Lecture 10 (RLs and CFLs), 2/22/06

Concepts, definitions (in italics):

• Left- and right- most derivations.
• CFGs for arithmetic expressions: ambiguous, non-ambiguous.
• Ambiguous grammar for a language L vs. inherently ambiguous language.
• If two grammars share variables, we can rename the variables for one or both of the grammars so the variables are disjoint.
• Theorem: If Language L is Regular, then L is Context Free
• Converting a regular expression to an equivalent CFG
• Corollary: the class of RLs is a strict subset of the class of CFLs
• The concept of a normal form.
• Chomsky Normal Form for a CFG

Reading:

• Chapter 2.1 to end. (Note: the theorem is not there, it's left as an exersize)
• Homework 5

Skills:

• Know new definitions, understand new concepts.
• Given a parse tree, find a right- or a left- most derivation corresponding to this tree.
• Fix an ambiguous grammar for expressions involving operator precedence and evaluation order.
• Given CFGs G₁ and G₂, construct a CFG G₀ such that L(G₀) = L(G₁) U L(G₂)
• Given CFGs G₁ and G₂, construct a CFG G₀ such that L(G₀) = L(G₁) o L(G₂)
• Given CFGs G₁ and G₂, construct a CFG G₀ such that L(G₀) = L(G₁)*
• Given a RE, create an equivalent CFG.
• Given a CFG G, determine if it is in Chomsky normal form.
• Converting a CFG to one where the start symbol does not appear on the right of any rule
• Converting a CFG to one where the right-hand side of any rule is never longer than two symbols (terminal or non-terminal)
• Given a CFG G, rewrite it so it's in Chomsky normal form.

Notes:

• String generation is top-down while parsing is usually bottom-up
• Multiple derivations may correspond to a parse tree, but there is exactly one rightmost, and one leftmost among them.
• It is possible to root a parse tree at any variable of G. This will generate strings, but not necessarily those in L(G).
• To show that a CFG G is ambiguous, find a string in L(G) which has two distinct parse trees in G.

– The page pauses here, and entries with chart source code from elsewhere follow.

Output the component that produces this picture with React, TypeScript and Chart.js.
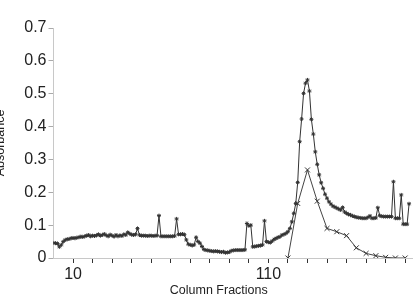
import React, { useEffect, useRef } from "react";
import { Chart, registerables } from "chart.js";

Chart.register(...registerables);

// Absorbance of every column fraction, starting at fraction 0
const fractionStart = 0;
const absorbanceA = [
  0.046, 0.045, 0.044, 0.034, 0.040, 0.050, 0.055, 0.057, 0.058, 0.060,
  0.061, 0.060, 0.062, 0.063, 0.065, 0.064, 0.066, 0.068, 0.070, 0.066,
  0.068, 0.067, 0.069, 0.072, 0.068, 0.070, 0.073, 0.069, 0.066, 0.071,
  0.068, 0.065, 0.070, 0.066, 0.069, 0.067, 0.072, 0.070, 0.078, 0.074,
  0.071, 0.070, 0.072, 0.090, 0.070, 0.068, 0.068, 0.068, 0.067, 0.068,
  0.068, 0.067, 0.068, 0.068, 0.129, 0.066, 0.066, 0.066, 0.066, 0.066,
  0.066, 0.066, 0.067, 0.119, 0.072, 0.072, 0.073, 0.071, 0.055, 0.042,
  0.040, 0.038, 0.040, 0.063, 0.050, 0.045, 0.035, 0.026, 0.024, 0.023,
  0.022, 0.021, 0.020, 0.021, 0.020, 0.019, 0.018, 0.019, 0.016, 0.017,
  0.018, 0.022, 0.023, 0.024, 0.024, 0.024, 0.024, 0.024, 0.025, 0.105,
  0.098, 0.100, 0.034, 0.035, 0.036, 0.037, 0.038, 0.040, 0.113, 0.050,
  0.048, 0.047, 0.052, 0.057, 0.060, 0.063, 0.065, 0.070, 0.072, 0.075,
  0.080, 0.090, 0.110, 0.136, 0.166, 0.230, 0.354, 0.423, 0.501, 0.532,
  0.542, 0.508, 0.422, 0.377, 0.323, 0.285, 0.253, 0.229, 0.212, 0.194,
  0.182, 0.171, 0.164, 0.158, 0.155, 0.152, 0.149, 0.146, 0.154, 0.140,
  0.136, 0.133, 0.131, 0.128, 0.126, 0.124, 0.123, 0.122, 0.121, 0.121,
  0.121, 0.124, 0.128, 0.121, 0.121, 0.122, 0.153, 0.129, 0.127, 0.126,
  0.126, 0.126, 0.126, 0.126, 0.232, 0.121, 0.121, 0.121, 0.192, 0.103,
  0.103, 0.103, 0.165,
];

// Second series, measured every 5th fraction
const fractionsB = [120, 125, 130, 135, 140, 145, 150, 155, 160, 165, 170, 175, 180];
const absorbanceB = [0, 0.166, 0.268, 0.173, 0.09, 0.08, 0.068, 0.031, 0.014, 0.007, 0.002, 0, 0];

const xTickValues = [10, 20, 30, 40, 50, 60, 70, 80, 90, 100, 110, 120, 130, 140, 150, 160, 170, 180];
const xLabelled = [10, 110];
const yTickValues = [0, 0.1, 0.2, 0.3, 0.4, 0.5, 0.6, 0.7];
const yTickLabels = ["0", "0.1", "0.2", "0.3", "0.4", "0.5", "0.6", "0.7"];

const xTitle = "Column Fractions";
const yTitle = "Absorbance";

const FONT = "'Liberation Sans', Arial, Helvetica, sans-serif";
const TEXT = "#222222";

export default function App() {
  const ref = useRef<HTMLCanvasElement | null>(null);

  useEffect(() => {
    if (!ref.current) return;

    const xTitlePlugin = {
      id: "xTitleOffset",
      afterDraw(chart: any) {
        const { ctx, chartArea } = chart;
        ctx.save();
        ctx.font = `12.5px ${FONT}`;
        ctx.fillStyle = TEXT;
        ctx.textAlign = "center";
        ctx.textBaseline = "middle";
        ctx.fillText(xTitle, chartArea.left + chartArea.width * 0.461, chart.height - 10);
        ctx.restore();
      },
    };

    const chart = new Chart(ref.current, {
      type: "line",
      data: {
        datasets: [
          {
            label: "A",
            data: absorbanceA.map((v, i) => ({ x: fractionStart + i, y: v })),
            borderColor: "#333333",
            borderWidth: 1,
            pointStyle: "star",
            pointRadius: 2,
            pointBorderWidth: 1,
            pointBorderColor: "#333333",
            pointBackgroundColor: "#333333",
            tension: 0,
          },
          {
            label: "B",
            data: fractionsB.map((f, i) => ({ x: f, y: absorbanceB[i] })),
            borderColor: "#444444",
            borderWidth: 1,
            pointStyle: "crossRot",
            pointRadius: 3.5,
            pointBorderWidth: 1,
            pointBorderColor: "#333333",
            tension: 0,
          },
        ],
      },
      options: {
        animation: false,
        responsive: false,
        layout: { padding: { top: 28, right: 0, bottom: 0, left: 0 } },
        plugins: { legend: { display: false }, tooltip: { enabled: false }, title: { display: false } },
        scales: {
          x: {
            type: "linear",
            min: 0,
            max: 183.5,
            afterBuildTicks: (scale: any) => {
              scale.ticks = xTickValues.map((v) => ({ value: v }));
            },
            afterFit: (scale: any) => {
              scale.height = 43;
            },
            ticks: {
              autoSkip: false,
              maxRotation: 0,
              padding: 2,
              color: TEXT,
              font: { family: FONT, size: 16 },
              callback: (v: any) => (xLabelled.includes(Number(v)) ? String(v) : ""),
            },
            grid: {
              drawOnChartArea: false,
              drawTicks: true,
              tickLength: 5,
              tickColor: "#333333",
              tickWidth: 1,
            },
            border: { color: "#c8c8c8", width: 1 },
            title: { display: false },
          },
          y: {
            type: "linear",
            min: 0,
            max: 0.7,
            afterBuildTicks: (scale: any) => {
              scale.ticks = yTickValues.map((v) => ({ value: v }));
            },
            afterFit: (scale: any) => {
              scale.width = 60.5;
            },
            ticks: {
              padding: 2,
              color: TEXT,
              font: { family: FONT, size: 16 },
              callback: (v: any) => {
                const idx = yTickValues.findIndex((t) => Math.abs(t - Number(v)) < 1e-9);
                return idx >= 0 ? yTickLabels[idx] : "";
              },
            },
            grid: {
              drawOnChartArea: false,
              drawTicks: true,
              tickLength: 5,
              tickColor: "#aaaaaa",
              tickWidth: 1,
            },
            border: { color: "#c8c8c8", width: 1 },
            title: {
              display: true,
              text: yTitle,
              color: TEXT,
              padding: 0,
              font: { family: FONT, size: 12.5, lineHeight: 1.2 },
            },
          },
        },
      },
      plugins: [xTitlePlugin],
    });

    return () => chart.destroy();
  }, []);

  return (
    <div
      style={{
        position: "fixed",
        left: 0,
        top: 0,
        width: 417,
        height: 301,
        overflow: "hidden",
        background: "#ffffff",
      }}
    >
      <div style={{ position: "absolute", left: -7, top: 0, width: 424, height: 301 }}>
        <canvas ref={ref} width={424} height={301} style={{ display: "block" }} />
      </div>
    </div>
  );
}
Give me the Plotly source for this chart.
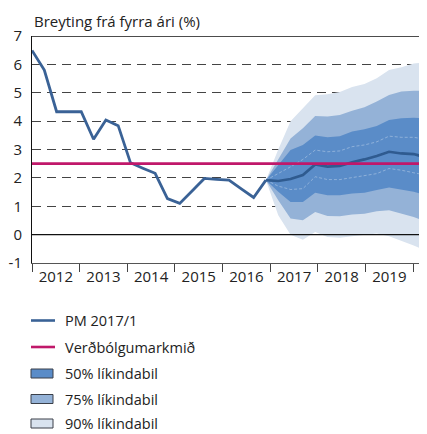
import plotly.graph_objects as go

# ---------------- data ----------------
quarters = [f"{y}Q{q}" for y in range(2012, 2021) for q in range(1, 5)][:33]

hist = [6.49, 5.80, 4.33, 4.33, 4.33, 3.36, 4.04, 3.84, 2.53, 2.34,
        2.16, 1.27, 1.10, 1.54, 1.98, 1.95, 1.92, 1.61, 1.31, 1.92]

median = [1.92, 1.89, 1.96, 2.10, 2.47, 2.40, 2.42, 2.55, 2.65, 2.77, 2.92, 2.86, 2.84, 2.72]
upper50 = [1.92, 2.45, 2.98, 3.16, 3.49, 3.43, 3.47, 3.63, 3.71, 3.83, 4.04, 4.10, 4.12, 4.10]
lower50 = [1.92, 1.51, 1.15, 1.15, 1.48, 1.39, 1.39, 1.45, 1.48, 1.57, 1.66, 1.59, 1.51, 1.39]
upper75 = [1.92, 2.63, 3.39, 3.75, 4.18, 4.16, 4.22, 4.37, 4.49, 4.69, 4.92, 5.04, 5.07, 5.07]
lower75 = [1.92, 1.21, 0.57, 0.51, 0.80, 0.66, 0.65, 0.71, 0.74, 0.82, 0.86, 0.74, 0.62, 0.45]
upper90 = [1.92, 3.00, 4.00, 4.47, 4.91, 4.95, 5.03, 5.20, 5.31, 5.51, 5.80, 5.90, 6.03, 6.08]
lower90 = [1.92, 0.68, 0.00, -0.18, 0.09, -0.08, -0.11, -0.06, 0.00, 0.04, -0.06, -0.23, -0.38, -0.58]
inner_upper = [1.92, 2.15, 2.39, 2.65, 2.98, 2.92, 2.95, 3.10, 3.16, 3.27, 3.47, 3.43, 3.43, 3.36]
inner_lower = [1.92, 1.71, 1.59, 1.62, 2.04, 1.94, 1.94, 2.01, 2.06, 2.15, 2.33, 2.27, 2.18, 2.10]

target = 2.5
years = ["2012", "2013", "2014", "2015", "2016", "2017", "2018", "2019"]
y_ticks = [-1, 0, 1, 2, 3, 4, 5, 6, 7]
year_len = 3.87  # quarter-index units per year on the time axis

legend_names = ["PM 2017/1", "Verðbólgumarkmið", "50% líkindabil", "75% líkindabil", "90% líkindabil"]

# ---------------- build ----------------
n_hist = len(hist)
x_hist = list(range(n_hist))
x_fc = list(range(n_hist - 1, n_hist - 1 + len(median)))
x_all = list(range(len(quarters)))

C90 = "#D9E3EF"
C75 = "#94B2D7"
C50 = "#5A8CC8"
CLINE = "#3A6296"
CTARGET = "#C0186A"
TXT = "#222222"
FONT = "Open Sans"

OFF = 8  # page body margin in the browser
W, H = 427 - OFF, 434 - OFF
ML, MR, MT, MB = 32 - OFF, 1, 36 - OFF, int(round(H - (262.6 - OFF)))

fig = go.Figure()


def band(up, lo, color, name):
    fig.add_trace(go.Scatter(
        x=x_fc + x_fc[::-1], y=up + lo[::-1], fill="toself", fillcolor=color,
        line=dict(width=0), mode="lines", name=name, showlegend=False, hoverinfo="skip"))


band(upper90, lower90, C90, legend_names[4])
band(upper75, lower75, C75, legend_names[3])
band(upper50, lower50, C50, legend_names[2])

for arr in (inner_upper, inner_lower):
    fig.add_trace(go.Scatter(x=x_fc, y=arr, mode="lines",
                             line=dict(color="rgba(255,255,255,0.4)", width=0.8, dash="3px,2px"),
                             showlegend=False, hoverinfo="skip"))

fig.add_trace(go.Scatter(x=x_fc, y=median, mode="lines",
                         line=dict(color="#2F5B90", width=2.7), showlegend=False))
fig.add_trace(go.Scatter(x=x_hist, y=hist, mode="lines", name=legend_names[0],
                         line=dict(color=CLINE, width=2.8), showlegend=False))
fig.add_trace(go.Scatter(x=[x_all[0], x_all[-1]], y=[target, target], mode="lines",
                         name=legend_names[1], line=dict(color=CTARGET, width=2.8),
                         showlegend=False))

# year labels at period centres
mid_vals = [(k + 0.5) * year_len for k in range(len(years))]

# ---- legend drawn below the plot (paper coordinates; page pixels -> figure) ----
plot_w = W - ML - MR
plot_h = H - MT - MB


def px_x(p):
    return (p - OFF - ML) / plot_w


def px_y(p):
    return (H - MB - (p - OFF)) / plot_h


leg_y = [320.5, 347, 373.5, 399, 423.5]
shapes = [
    dict(type="line", xref="paper", yref="y", x0=0, x1=1, y0=0, y1=0,
         line=dict(color="#111111", width=1.3), layer="above"),
    dict(type="line", xref="paper", yref="y", x0=0, x1=1, y0=7, y1=7,
         line=dict(color="#111111", width=1.3), layer="above"),
]
annotations = [dict(text="Breyting frá fyrra ári (%)", xref="paper", yref="paper",
                    x=0, y=1, xanchor="left", yanchor="bottom", yshift=3,
                    showarrow=False, font=dict(family=FONT, size=15, color=TXT))]

line_cols = [CLINE, CTARGET]
fill_cols = [C50, C75, C90]
for i, name in enumerate(legend_names):
    yc = leg_y[i]
    if i < 2:
        shapes.append(dict(type="line", xref="paper", yref="paper",
                           x0=px_x(31), x1=px_x(55), y0=px_y(yc), y1=px_y(yc),
                           line=dict(color=line_cols[i], width=2.6)))
    else:
        shapes.append(dict(type="rect", xref="paper", yref="paper",
                           x0=px_x(31), x1=px_x(53), y0=px_y(yc - 4.5), y1=px_y(yc + 4.5),
                           fillcolor=fill_cols[i - 2], line=dict(color="#3a3f48", width=1)))
    annotations.append(dict(text=name, xref="paper", yref="paper",
                            x=px_x(64), y=px_y(yc), xanchor="left", yanchor="middle",
                            showarrow=False, borderpad=0,
                            font=dict(family=FONT, size=14.5, color=TXT)))

fig.update_layout(
    width=W, height=H,
    margin=dict(l=ML, r=MR, t=MT, b=MB),
    paper_bgcolor="white", plot_bgcolor="white",
    font=dict(family=FONT, size=15, color=TXT),
    showlegend=False,
    xaxis=dict(range=[0, 32], showgrid=False, zeroline=False, automargin=False,
               showline=True, linecolor="#555555", linewidth=1,
               tickvals=mid_vals, ticktext=years, ticks="",
               tickfont=dict(family=FONT, size=15, color=TXT), ticklabelstandoff=0,
               minor=dict(ticks="outside", ticklen=8, tickcolor="#444444", tickwidth=1,
                          tick0=0, dtick=year_len, showgrid=False)),
    yaxis=dict(range=[-1, 7], tickvals=y_ticks, ticktext=[str(v) for v in y_ticks], ticks="",
               automargin=False,
               showgrid=True, gridcolor="#444444", gridwidth=1.1, griddash="9px,6px",
               zeroline=False, showline=True, linecolor="#111111", linewidth=1,
               tickfont=dict(family=FONT, size=15, color=TXT), ticklabelstandoff=6),
    shapes=shapes,
    annotations=annotations,
)

fig.write_html("out.html")
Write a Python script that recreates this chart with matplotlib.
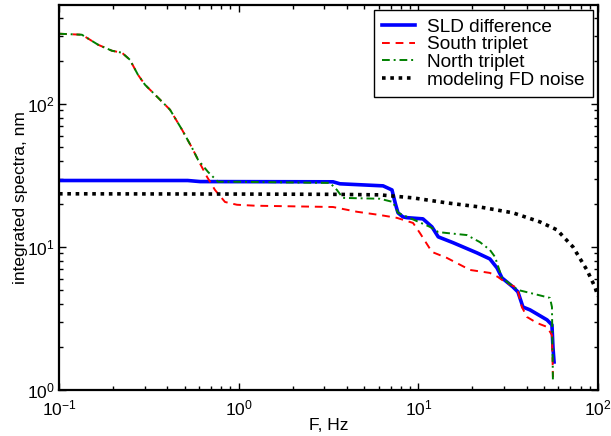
import numpy as np
import matplotlib
matplotlib.use("Agg")
import matplotlib.pyplot as plt

plt.rcParams['font.family'] = ['Liberation Sans', 'DejaVu Sans']
plt.rcParams['mathtext.fontset'] = 'custom'
plt.rcParams['mathtext.rm'] = 'Liberation Sans'
plt.rcParams['mathtext.it'] = 'Liberation Sans:italic'
plt.rcParams['font.size'] = 12.5

# SLD difference
sld_f = [0.1, 0.52, 0.61, 3.35, 3.66, 6.36, 7.13, 7.45, 7.70, 8.21, 8.64, 10.6, 11.9,
         12.9, 15.6, 21.2, 25.0, 27.4, 29.2, 33.6, 35.8, 38.2, 41.8, 52.0, 55.4, 56.1, 56.9]
sld_v = [29.1, 29.1, 28.6, 28.5, 27.6, 26.7, 25.0, 20.0, 17.3, 16.2, 16.0, 15.7, 13.8,
         11.75, 10.7, 9.08, 8.24, 7.13, 6.07, 5.25, 4.85, 3.80, 3.63, 3.09, 2.85, 2.0, 1.57]

# South triplet
south_f = [0.1, 0.134, 0.165, 0.197, 0.224, 0.248, 0.275, 0.301, 0.356, 0.415, 0.484,
           0.550, 0.594, 0.666, 0.738, 0.839, 0.978, 1.233, 3.35, 4.55, 6.11, 7.60, 9.34,
           10.2, 11.9, 14.4, 19.4, 25.0, 27.7, 30.3, 35.4, 37.7, 40.2, 45.7, 52.0, 55.4, 56.1]
south_v = [308.7, 303.8, 258.6, 234.8, 227.4, 203.1, 159.5, 135.8, 110.2, 90.8, 65.8,
           49.2, 40.6, 30.9, 25.0, 20.6, 19.7, 19.4, 19.0, 17.6, 16.7, 15.95, 14.7,
           12.5, 9.22, 8.38, 6.90, 6.58, 6.17, 5.69, 5.17, 3.80, 3.24, 2.94, 2.76, 2.42, 1.23]

# North triplet
north_f = [0.1, 0.134, 0.165, 0.197, 0.224, 0.248, 0.275, 0.301, 0.356, 0.415, 0.484,
           0.550, 0.594, 0.675, 0.767, 1.0, 3.22, 3.52, 3.80, 6.11, 7.22, 7.70, 11.6, 12.9,
           14.4, 18.6, 22.0, 25.0, 26.7, 29.2, 35.8, 41.8, 54.0, 55.4, 56.1]
north_v = [308.7, 303.8, 258.6, 234.8, 227.4, 203.1, 159.5, 135.8, 110.2, 90.8, 65.8,
           49.2, 40.6, 33.4, 28.5, 28.5, 28.0, 25.0, 22.0, 21.7, 20.6, 17.3, 13.8, 12.7,
           12.5, 12.1, 10.8, 9.53, 8.51, 6.07, 5.0, 4.77, 4.40, 3.80, 1.14]

# modeling FD noise
noise_f = [0.1, 1.0, 3.3, 6.11, 9.34, 14.4, 22.0, 33.6, 47.5, 59.1, 72.5, 86.7, 96.1, 100]
noise_v = [23.5, 23.4, 23.3, 23.1, 22.0, 20.3, 19.0, 17.3, 14.95, 13.15, 10.0, 6.9, 5.25, 4.5]

fig = plt.figure(figsize=(6.11, 4.36), dpi=100)
ax = fig.add_axes([0.0966, 0.1055, 0.8822, 0.883])

ax.plot(sld_f, sld_v, color='#0000ff', lw=2.6, label='SLD difference')
ax.plot(south_f, south_v, color='#ff0000', lw=1.4, ls=(0, (4, 3)), label='South triplet')
ax.plot(north_f, north_v, color='#008000', lw=1.4, ls=(0, (4, 2, 1, 2)), label='North triplet')
ax.plot(noise_f, noise_v, color='black', lw=2.6, ls=(0, (1, 1.3)), label='modeling FD noise')

ax.set_xscale('log')
ax.set_yscale('log')
ax.set_xlim(0.1, 100)
ax.set_ylim(1, 490)
ax.set_xlabel('F, Hz', labelpad=0)
ax.set_ylabel('integrated spectra, nm', labelpad=-1)

ax.tick_params(which='both', direction='in', top=True, right=True, width=1)
ax.tick_params(which='major', length=5)
ax.tick_params(which='minor', length=3)
ax.tick_params(axis='x', pad=6)
ax.tick_params(axis='y', pad=3)
for s in ax.spines.values():
    s.set_linewidth(1.6)

leg = ax.legend(loc='upper right', fancybox=False, edgecolor='black', framealpha=1,
                fontsize=13.7, borderaxespad=0.28, handlelength=1.75, labelspacing=0.02,
                borderpad=0.42, handletextpad=0.65)
leg.get_frame().set_linewidth(1.0)

fig.savefig('out.png', dpi=100)
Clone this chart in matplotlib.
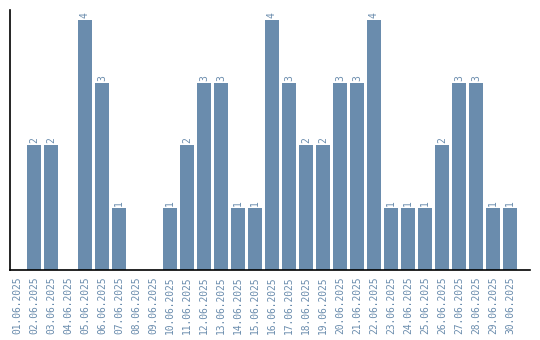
import numpy as np
import matplotlib.pyplot as plt

dias = [f'{d:02d}.06.2025' for d in range(1, 31)]
valores = [0, 2, 2, 0, 4, 3, 1, 0, 0, 1, 2, 3, 3, 1, 1,
           4, 3, 2, 2, 3, 3, 4, 1, 1, 1, 2, 3, 3, 1, 1]

cor = '#6a8cad'

fig = plt.figure(figsize=(5.4, 3.4), dpi=100)
ax = fig.add_axes([10 / 540, 70 / 340, 520 / 540, 260 / 340])

x = np.arange(len(dias))
barras = ax.bar(x, valores, width=0.82, color=cor)

# rótulos só nas barras com valor
for xi, v in zip(x, valores):
    if v > 0:
        ax.text(xi, v + 0.03, str(v), rotation=90, ha='center', va='bottom',
                color=cor, fontsize=6.9, family='DejaVu Sans Mono')

ax.set_xlim(-0.41, 30.18)
ax.set_ylim(0, 4.16)
ax.set_xticks(x)
ax.set_xticklabels(dias, rotation=90, color=cor, fontsize=6.9, family='DejaVu Sans Mono')
ax.tick_params(axis='x', length=0, pad=5)
ax.set_yticks([])
ax.spines['top'].set_visible(False)
ax.spines['right'].set_visible(False)
ax.spines['left'].set_linewidth(1.2)
ax.spines['bottom'].set_linewidth(1.2)

plt.savefig('out.png', dpi=100)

• The names of CFG variables are meaningless, can always replace any name by a different (new) name without changing the language of the grammar -- like local variables in a procedure.

• Each of the three constructions (see "skills") involves making the variables disjoint, then creating a new start state and adding one or two new rules involving this state and the original start states of G₁ and G₂.

• There are five steps to converting a CFG to Chomsky Normal Form:
  (a) Make sure the start symbol does not appear on the right (we learned last time how to do that).
  (b) Get rid of rules with epsilon on right-hand-side
  (c) Get rid of rules with single variable on right-hand-side
  (d) Get rid of rules with RHS of length >= 2 (we learned last time how to do that).
  (e) Get rid of terminal symbols from rules with RHS of length = 2
  
• Note that each subsequent step in the conversion above preserves the properties of Chomsky Normal Form that were ensured by earlier steps.